--- begin ---
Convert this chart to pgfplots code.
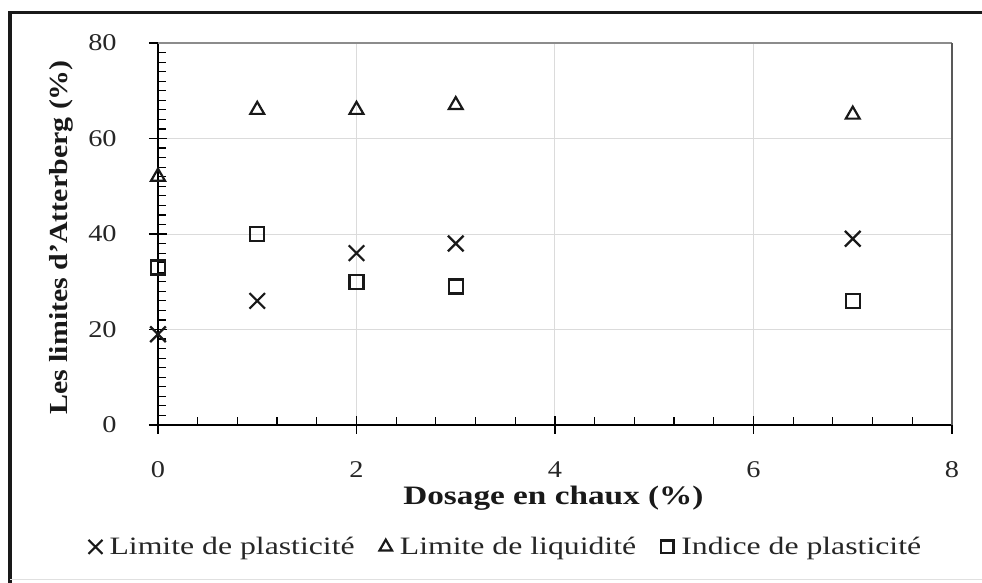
\documentclass[border=0pt]{standalone}
\usepackage{fontspec}
\setmainfont{Liberation Serif}
\usepackage{graphicx}
\usepackage{pgfplots}
\usepackage{pgfplotstable}
\pgfplotsset{compat=1.18}

% horizontal stretch used for the wide-set lettering
\newcommand{\hs}[2][1.2]{\scalebox{#1}[1]{#2}}

% dose (%) | limite de plasticite | limite de liquidite | indice de plasticite
\pgfplotstableread{
dose LP LL IP
0 19 52 33
1 26 66 40
2 36 66 30
3 38 67 29
7 39 65 26
}\atterberg

\begin{document}
\begin{tikzpicture}
\useasboundingbox (0pt,0pt) rectangle (491pt,291.5pt);
% outer frame
\draw[line width=1.6pt, black!90] (5pt,0pt) -- (5pt,285.25pt) -- (491pt,285.25pt);
\draw[line width=0.5pt, black!12] (5pt,1.5pt) -- (491pt,1.5pt);

\begin{axis}[
  at={(79pt,79pt)}, anchor=south west,
  scale only axis, width=397pt, height=191pt,
  xmin=0, xmax=8, ymin=0, ymax=80,
  xtick={0,2,...,8}, ytick={0,20,...,80},
  minor x tick num=4, minor y tick num=9,
  axis lines=left,
  axis line style={-, line width=1pt, black},
  tick align=center,
  major tick length=9pt, minor tick length=4pt,
  every minor x tick/.append style={yshift=2pt},
  every minor y tick/.append style={xshift=2pt},
  tick style={black, line width=0.6pt},
  grid=major,
  major grid style={black!14, line width=0.5pt},
  clip=false,
  /pgf/number format/assume math mode=true,
  xticklabel={\hs[1.18]{\pgfmathprintnumber{\tick}}},
  yticklabel={\hs[1.18]{\pgfmathprintnumber{\tick}}},
  ticklabel style={font=\fontsize{12}{14}\selectfont, text=black!85},
  xticklabel style={anchor=north, inner sep=0pt, yshift=-13.5pt},
  yticklabel style={anchor=east, inner sep=0pt, xshift=-16pt},
  xlabel={\hs[1.25]{Dosage en chaux (\%)}},
  xlabel style={font=\bfseries\fontsize{13.3}{16}\selectfont, text=black!90,
    at={(axis description cs:0.498,-0.209)}, anchor=base},
  ylabel={\hs[1.15]{Les limites d'Atterberg (\%)}},
  ylabel style={font=\bfseries\fontsize{13}{16}\selectfont, text=black!90,
    at={(axis description cs:-0.1146,0.491)}, anchor=base},
  legend columns=3,
  legend style={draw=none, fill=none, inner sep=0pt,
    at={(0.438,-0.319)}, anchor=center,
    font=\fontsize{12.5}{15}\selectfont, text=black!85,
    nodes={inner sep=1pt},
    /tikz/every even column/.append style={column sep=11pt}},
  legend image code/.code={%
    \path (-3pt,0pt) (5.5pt,0pt);
    \draw[#1, mark options={scale=0.9}] plot coordinates {(0pt,0pt)};},
]
\draw[black!45, line width=0.8pt] (rel axis cs:0,1) -- (rel axis cs:1,1);
\draw[black!65, line width=0.9pt] (rel axis cs:1,1) -- (rel axis cs:1,0);

\addplot[only marks, mark=x, mark size=5.5pt, line width=1.1pt, black!90]
  table[x=dose, y=LP] {\atterberg};
\addlegendentry{\hs[1.27]{Limite de plasticité}}
\addplot[only marks, mark=triangle, mark size=4pt, line width=1.1pt, black!90]
  table[x=dose, y=LL] {\atterberg};
\addlegendentry{\hs[1.27]{Limite de liquidité}}
\addplot[only marks, mark=square, mark size=3.5pt, line width=1.1pt, black!90]
  table[x=dose, y=IP] {\atterberg};
\addlegendentry{\hs[1.27]{Indice de plasticité}}
\end{axis}
\end{tikzpicture}
\end{document}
--- end ---
Write out exactly the lines between the start of the data and the line with "(5pt,1.5pt) -- (491pt,1.5pt);", including both, but none of the pictures.

== Result of the exercise ==
Convert this chart to pgfplots code.
\documentclass[border=0pt]{standalone}
\usepackage{fontspec}
\setmainfont{Liberation Serif}
\usepackage{graphicx}
\usepackage{pgfplots}
\usepackage{pgfplotstable}
\pgfplotsset{compat=1.18}

% horizontal stretch used for the wide-set lettering
\newcommand{\hs}[2][1.2]{\scalebox{#1}[1]{#2}}

% dose (%) | limite de plasticite | limite de liquidite | indice de plasticite
\pgfplotstableread{
dose LP LL IP
0 19 52 33
1 26 66 40
2 36 66 30
3 38 67 29
7 39 65 26
}\atterberg

\begin{document}
\begin{tikzpicture}
\useasboundingbox (0pt,0pt) rectangle (491pt,291.5pt);
% outer frame
\draw[line width=1.6pt, black!90] (5pt,0pt) -- (5pt,285.25pt) -- (491pt,285.25pt);
\draw[line width=0.5pt, black!12] (5pt,1.5pt) -- (491pt,1.5pt);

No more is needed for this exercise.